Steffen Damsgaard, chair of the Danish Council of Rural Districts, says the government should instead be spending money boosting the economies of depressed rural areas.
“Urbanisation in Denmark so far has seen people of the same social class moving together into some areas, and foreigners into other areas,” he says. “It has not created a vibrant, good society, but has created some issues.”
Nielsen argues Damsgaard’s criticism comes from a misconception that the project is publicly funded, when it is in fact self-funding. The islands are a distraction from the project’s more mundane underlying purpose: to find a place to dump close to 30m tonnes of soil from Copenhagen’s metro expansion and other projects.
The payments Hvidovre municipality receives for taking the soil will cover the cost of creating the islands, while selling the plots will more than cover the cost of power, roads and other infrastructure. Or at least that’s the idea.
The islands are also intended to help protect Copenhagen’s southern coastline against rising sea levels. Some of the earth will be used to build a dyke around Avedøre, the city’s lowest-lying area, increasing the coastal height at the edge from 3 metres to 5.5 metres.

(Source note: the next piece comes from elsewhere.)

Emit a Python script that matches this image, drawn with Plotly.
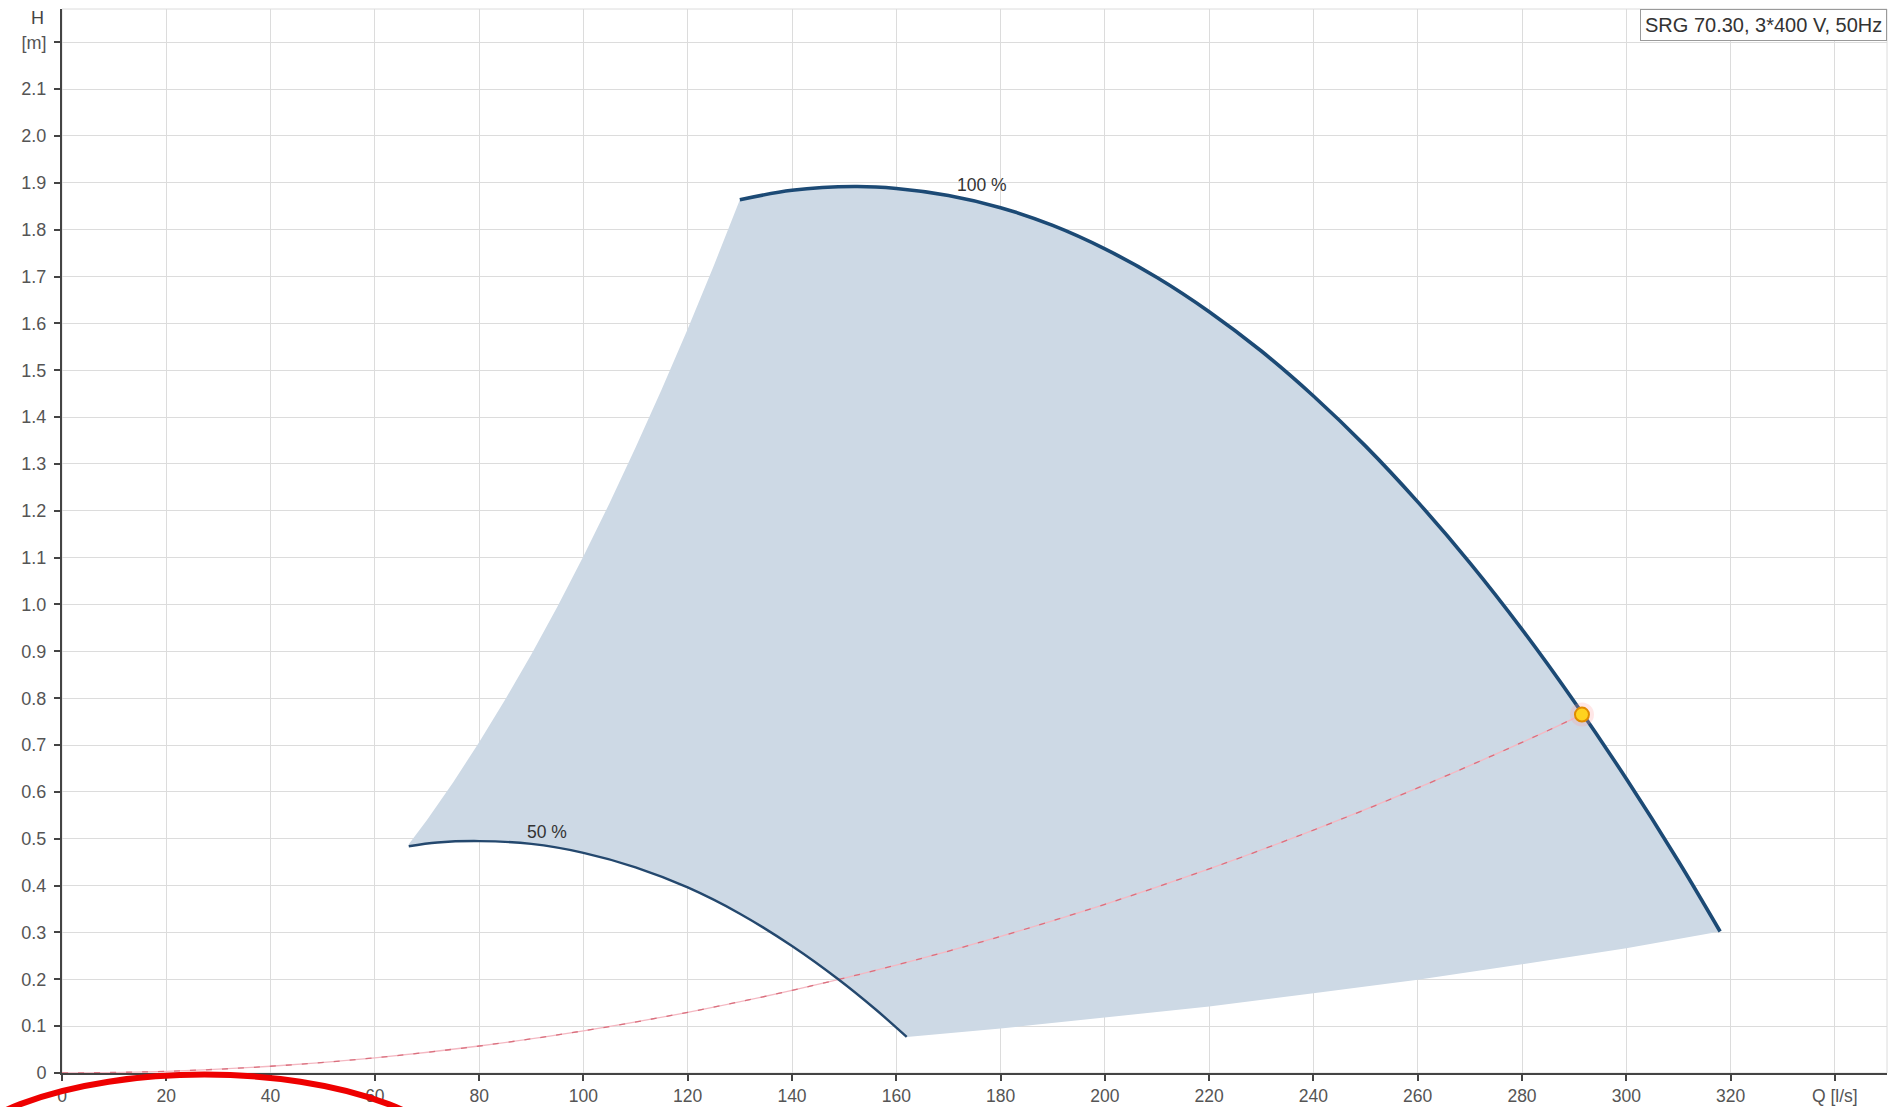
import plotly.graph_objects as go

# ---- data ----
q100 = [130, 140, 152, 160, 170, 180, 190, 200, 210, 220, 230, 240, 250, 260, 270, 280, 290, 300, 310, 318]
h100 = [1.864, 1.884, 1.892, 1.888, 1.873, 1.847, 1.809, 1.759, 1.698, 1.625, 1.541, 1.445, 1.338, 1.219, 1.089, 0.947, 0.793, 0.628, 0.452, 0.302]

q50 = [66.5, 72, 80, 90, 100, 110, 120, 130, 140, 149, 156, 162]
h50 = [0.484, 0.492, 0.495, 0.489, 0.470, 0.439, 0.396, 0.340, 0.271, 0.199, 0.136, 0.077]

# lower boundary of operating range (between curve ends)
q_low = [162, 180, 200, 220, 240, 260, 280, 300, 318]
h_low = [0.077, 0.095, 0.118, 0.142, 0.170, 0.199, 0.232, 0.266, 0.302]

# left boundary of operating range (between curve starts)
q_left = [66.5, 70, 75, 80, 85, 90, 95, 100, 105, 110, 115, 120, 125, 130]
h_left = [0.488, 0.540, 0.620, 0.706, 0.797, 0.893, 0.995, 1.103, 1.216, 1.335, 1.459, 1.588, 1.723, 1.864]

# system curve
q_sys = [0, 20, 40, 60, 80, 100, 120, 140, 160, 180, 200, 220, 240, 260, 280, 291.5]
h_sys = [0, 0.0036, 0.0144, 0.0324, 0.0576, 0.090, 0.1296, 0.1764, 0.2304, 0.2916, 0.360, 0.4356, 0.5184, 0.6084, 0.7056, 0.765]

op_q = [291.5]
op_h = [0.765]

x_ticks = [0, 20, 40, 60, 80, 100, 120, 140, 160, 180, 200, 220, 240, 260, 280, 300, 320, 340]
x_labels = ["0", "20", "40", "60", "80", "100", "120", "140", "160", "180", "200", "220",
            "240", "260", "280", "300", "320", "Q [l/s]"]
y_ticks = [round(i * 0.1, 1) for i in range(23)]
y_labels = ["0"] + ["%.1f" % v for v in y_ticks[1:22]] + ["[m]"]

legend_text = "SRG 70.30, 3*400 V, 50Hz"
label100 = "100 %"
label50 = "50 %"

# ---- figure ----
fig = go.Figure()

# shaded operating area
poly_q = q50 + q_low[1:] + q100[::-1][1:] + q_left[::-1][1:]
poly_h = h50 + h_low[1:] + h100[::-1][1:] + h_left[::-1][1:]
fig.add_trace(go.Scatter(x=poly_q, y=poly_h, mode="lines", fill="toself",
                         fillcolor="#cdd9e5", line=dict(width=0, color="rgba(0,0,0,0)"),
                         hoverinfo="skip", showlegend=False))

# system curve (pink base + darker dashes)
fig.add_trace(go.Scatter(x=q_sys, y=h_sys, mode="lines", line=dict(color="#f4b8c2", width=1.3, shape="spline"),
                         hoverinfo="skip", showlegend=False))
fig.add_trace(go.Scatter(x=q_sys, y=h_sys, mode="lines",
                         line=dict(color="#d9707e", width=1.3, shape="spline", dash="6px,10px"),
                         hoverinfo="skip", showlegend=False))

# pump curves
fig.add_trace(go.Scatter(x=q50, y=h50, mode="lines", line=dict(color="#24486e", width=2.4, shape="spline"),
                         showlegend=False))
fig.add_trace(go.Scatter(x=q100, y=h100, mode="lines", line=dict(color="#1c4a75", width=3.6, shape="spline"),
                         showlegend=False))

# operating point
fig.add_trace(go.Scatter(x=op_q, y=op_h, mode="markers",
                         marker=dict(size=24, color="rgba(255,160,160,0.25)", line=dict(width=0)),
                         hoverinfo="skip", showlegend=False))
fig.add_trace(go.Scatter(x=op_q, y=op_h, mode="markers",
                         marker=dict(size=14, color="#ffd21f", line=dict(color="#e08a00", width=2)),
                         showlegend=False))

font_family = "Liberation Sans, Arial, sans-serif"

fig.update_layout(
    width=1896, height=1107,
    margin=dict(l=62, r=9, t=9, b=34, autoexpand=False),
    paper_bgcolor="white", plot_bgcolor="white",
    font=dict(family=font_family, size=17, color="#555"),
    xaxis=dict(range=[0, 350], tickvals=x_ticks, ticktext=x_labels, automargin=False,
               showgrid=True, gridcolor="#dcdcdc", gridwidth=1,
               showline=True, linecolor="#444", linewidth=2,
               ticks="outside", ticklen=6, tickcolor="#444", tickwidth=1.5,
               zeroline=False, tickfont=dict(size=17.5, color="#555")),
    yaxis=dict(range=[0, 2.271], tickvals=y_ticks, ticktext=y_labels, automargin=False,
               showgrid=True, gridcolor="#dcdcdc", gridwidth=1,
               showline=True, linecolor="#444", linewidth=2,
               ticks="outside", ticklen=6, tickcolor="#444", tickwidth=1.5,
               ticklabelstandoff=4,
               zeroline=False, tickfont=dict(size=18, color="#555")),
    shapes=[
        dict(type="rect", xref="paper", yref="paper", x0=0, x1=1, y0=0, y1=1,
             line=dict(color="#dcdcdc", width=1), layer="below"),
        dict(type="circle", xref="paper", yref="paper",
             x0=-0.0646, x1=0.2207, y0=-0.191, y1=-0.0015,
             line=dict(color="#ee0000", width=6), layer="above"),
    ],
    annotations=[
        dict(text=legend_text, xref="paper", yref="paper", x=1, y=1,
             xanchor="right", yanchor="top", showarrow=False,
             font=dict(size=20, color="#333"), bgcolor="white",
             bordercolor="#9a9a9a", borderwidth=1, borderpad=4),
        dict(text=label100, x=176.5, y=1.895, xref="x", yref="y", showarrow=False,
             font=dict(size=17.5, color="#333")),
        dict(text=label50, x=93, y=0.514, xref="x", yref="y", showarrow=False,
             font=dict(size=17.5, color="#333")),
        dict(text="H", xref="paper", yref="y", x=-0.0135, y=2.252, xanchor="center",
             yanchor="middle", showarrow=False, font=dict(size=18, color="#444")),
    ],
)

fig.write_html("out.html", config={"displayModeBar": False},
               post_script="document.body.style.margin='0';document.body.style.overflow='hidden';")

Initial proposals from architecture firms made these utilitarian functions much more obvious. The idea of building nine islands rather than a perviously proposed rectangular block came from Nielsen’s partner in Urban Power, Sara Buhl Bjelke. Before the industrial area was reclaimed in the 1970s, there had been seven large islands and several smaller ones off this coast.
“During one afternoon meeting, she just looked up and said, ‘Well, that’s of course what we should do,’” Nielsen says. “It’s the storytelling: ‘The islands that were lost.’”
Gert Nelth, the director of Hvidovre’s central administration, was enthusiastic.
“It will be beautiful, will function in the right way, and was in all senses the right angle for the project,” Nelth says. “We were incredibly excited about it.”
The islands will be more expensive than the block would have been, but will allow the municipality to develop the project in steps from 2022 onwards as the earth arrives, giving it the option of slowing the project down or even halting it. Equally, more islands could be added. The project will now have to undergo an environmental impact assessment and further public consultation before work starts.
It is easy to forget that Brøndby Strand, with its thick beachgrass covering its dunes and the trees behind it, did not exist before 1980. Kalvebod Fælled and the popular Amager beach park were also created rather than occurring naturally.
Before I leave, Nielsen shows me a slideshow of Copenhagen’s development, showing how the entire historic district of Christianshavn was built on artificial islands back in the 17th century.
The inspiration for Urban Power’s bold idea, he says, comes not from Dubai’s attention-seeking archipelago, but from Copenhagen’s own history.
“A lot of the streets here are called ‘holmen’, which means they were muddy islets originally,” he says, pointing at the city’s medieval centre. “So all of this is artificial. It’s kind of a tradition, you could say.”